En pleno siglo XXI, la igualdad de género sigue siendo un pilar fundamental de nuestras sociedades. Sin embargo, persisten discriminaciones veladas que, aunque a menudo invisibles, impactan directamente en la vida de miles de mujeres. Una de estas situaciones, poco debatida, pero de gran relevancia, se da en el ámbito del mutualismo, donde la mayor esperanza de vida de las mujeres respecto a los hombres se convierte, paradójicamente, en un factor de desventaja económica.
Tradicionalmente, las mujeres gozan de una esperanza de vida superior a la de los hombres. Este dato biológico, celebrado como un indicio de salud y bienestar, se torna un arma de doble filo cuando se traduce en el cálculo de las aportaciones y prestaciones en las mutualidades. A menudo, las mutualistas se ven penalizadas con cuotas más elevadas o prestaciones inferiores al asumir que, por vivir más tiempo, harán un mayor uso de los servicios o percibirán pensiones durante un periodo más prolongado.
Esta práctica, aunque sustentada en datos actuariales, ignora el principio de equidad y perpetúa una discriminación por razón de género. Es crucial recordar que las mutualidades, por su naturaleza, se basan en la solidaridad y el apoyo mutuo entre sus miembros. No obstante, al aplicar esta lógica puramente estadística, se obvia que la mayor longevidad femenina no es una elección, sino una característica biológica. Penalizar a las mujeres por algo inherente a su condición biológica es, en esencia, una forma de discriminación indirecta.
Las consecuencias de esta situación no son triviales.
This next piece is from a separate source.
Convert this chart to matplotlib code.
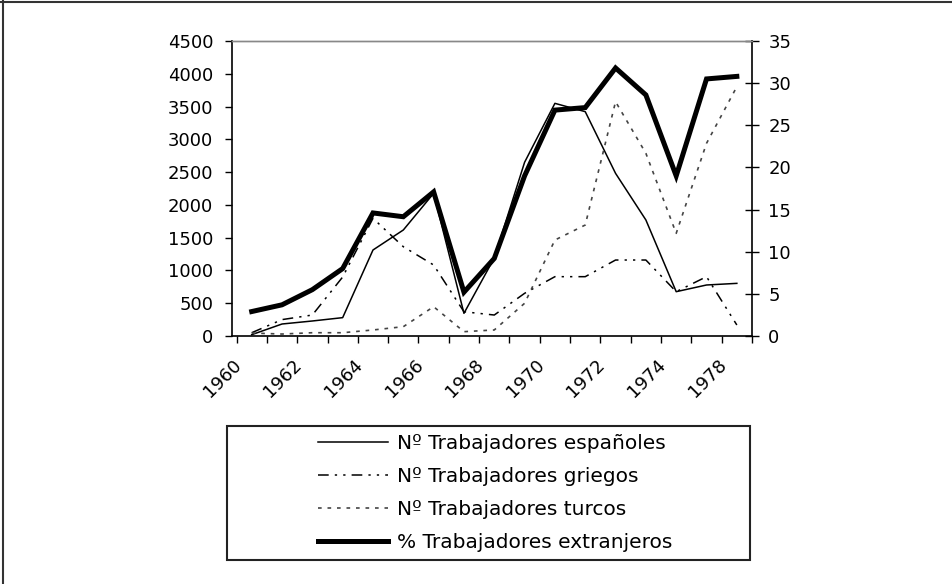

Una mujer mutualista, a lo largo de su vida laboral y durante su jubilación, puede ver mermados sus ingresos disponibles o sus capacidades de ahorro en comparación con un hombre que realice las mismas aportaciones y con las mismas características laborales. Esto contribuye a la persistencia de la brecha económica de género y puede generar una mayor vulnerabilidad económica en la vejez, especialmente si consideramos que las mujeres a menudo ya enfrentan otras desigualdades en el mercado laboral, como la brecha salarial o la mayor interrupción de sus carreras por motivos de cuidado familiar.
A esta situación se suma otra disparidad significativa en el ámbito de la maternidad. Mientras que las bajas por maternidad en el régimen general de la Seguridad Social española alcanzan las 16 semanas (cuatro meses), permitiendo un período adecuado de recuperación y vinculación con el recién nacido, en algunas mutualidades estas prestaciones pueden estar lamentablemente limitadas a 45 días, es decir, menos de un mes y medio. Esta diferencia abismal no solo afecta la salud y el bienestar de la madre y el bebé, sino que también ejerce una presión adicional sobre las mujeres mutualistas, quienes se ven obligadas a reincorporarse al trabajo mucho antes o a asumir costes económicos adicionales. Esta limitación refuerza la idea de que la maternidad, una función social vital, es tratada de manera secundaria en ciertos esquemas mutualistas, perpetuando una desventaja para las mujeres que deciden ser madres.
Se hace necesaria una llamada a la reflexión y la acción. Es imperativo que tanto las entidades mutualistas como los organismos reguladores y la sociedad en su conjunto aborden esta problemática. Se necesita una revisión profunda de los modelos actuariales que se utilizan, buscando la forma de integrar la realidad de la esperanza de vida sin que ello implique una penalización económica para las mujeres. Esto podría pasar por modelos de riesgo compartidos y neutrales al género; desarrollar sistemas que diluyan el impacto de la esperanza de vida individual en favor de una solidaridad colectiva más equitativa.
Informar claramente a las mutualistas sobre cómo se calculan sus cuotas y prestaciones, y si la esperanza de vida es un factor determinante.
Se hace necesario un cambio en la regulación, y promover normativas que prohíban la discriminación por razón de sexo en el cálculo de primas y prestaciones en el ámbito mutualista.
La mayor esperanza de vida de las mujeres debería ser un motivo de orgullo social y no una carga económica. Es hora de que el sector mutualista, y la legislación que lo rige, se adapten a una visión de la igualdad de género que trascienda las meras estadísticas y abrace un verdadero espíritu de equidad y justicia social. El futuro del mutualismo, y de la sociedad en general, pasa por garantizar que nadie sea discriminado por su condición biológica, y mucho menos por vivir más tiempo.